The same is true for reading.  Best practice in reading instruction says that when we sit down to teach kids how to read, the most gains in student achievement come when we’re incorporating all five components in small group reading instruction in a text that is at the child’s instructional reading level.

That is the adventure I’ve had the pleasure of being part of as two of my teachers and myself have partnered in building our knowledge on how to do this.

Admittedly, this adventure was frontloaded with a lot of information and time in knowing the components and knowing how to incorporate them all in a small group lesson.

What gave me great joy was to see how easily these two teachers picked up the this ability.  Within a couple of weeks, they were planning their own lessons, incorporating the five components, and in their words, the planning was not nearly as hard as they thought it would be.

Within just a couple of weeks, my teachers were telling me how intimately they knew their students’ reading abilities…better than they ever had.

Each time I would I sit down with these teachers to partner with them as coach and teacher, I planned to ask them how their anecdotal notes on the five components guided their instruction for the next week.  Before I could utter that question, they were telling me which kids needing phrasing work (fluency), which kids didn’t know how to break apart words using the vccv pattern (phonics), which kids needed to be pulled for an invitational group on open and closed syllables (phonics),  which kids had a deficit in vocabulary,  etc.

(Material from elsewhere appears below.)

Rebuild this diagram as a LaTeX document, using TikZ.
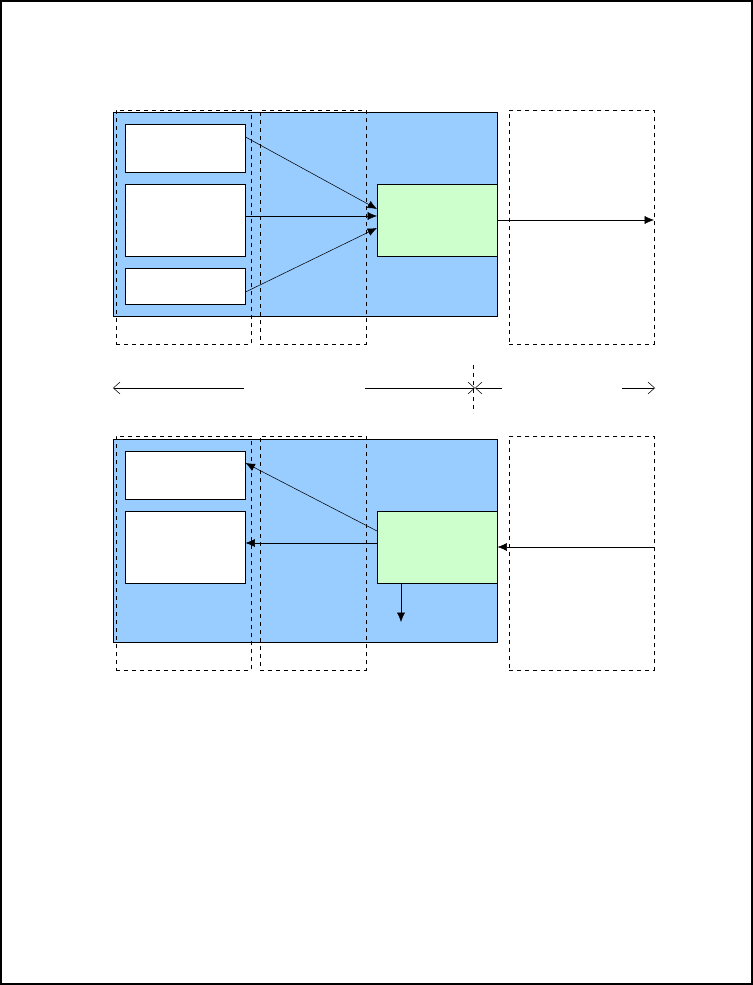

They knew their kids abilities in reading…their strengths and their targeted need.  They knew this because the witnessed the kids either succeed or struggle with these skills right before their eyes.

This was just after a few weeks of going through a coaching cycle.  So powerful.

And, we’ve only been in school for a little over a month. Just think the progress these kids are going to make in reading after an entire year of targeted instruction.

Are you interested in knowing your kids’ reading abilities to this extent?  Here’s where you can start:

  1. Keep your whole group lessons down to mini-lessons. Just because you’re teaching during that whole group time, doesn’t mean your kids are engaged and learning. And, it’s impossible to glean the knowledge you need on your kids’ abilities in the five components if the majority of your time is spent in whole group instruction.
  2. Make small groups a priority.  Every day.
  3. Begin building  your knowledge on the five components of reading.
  4. Talk to your coach or colleagues who can guide you in incorporating this into your instruction.

Take these steps, and it could be you saying you know your kids better than you ever have before.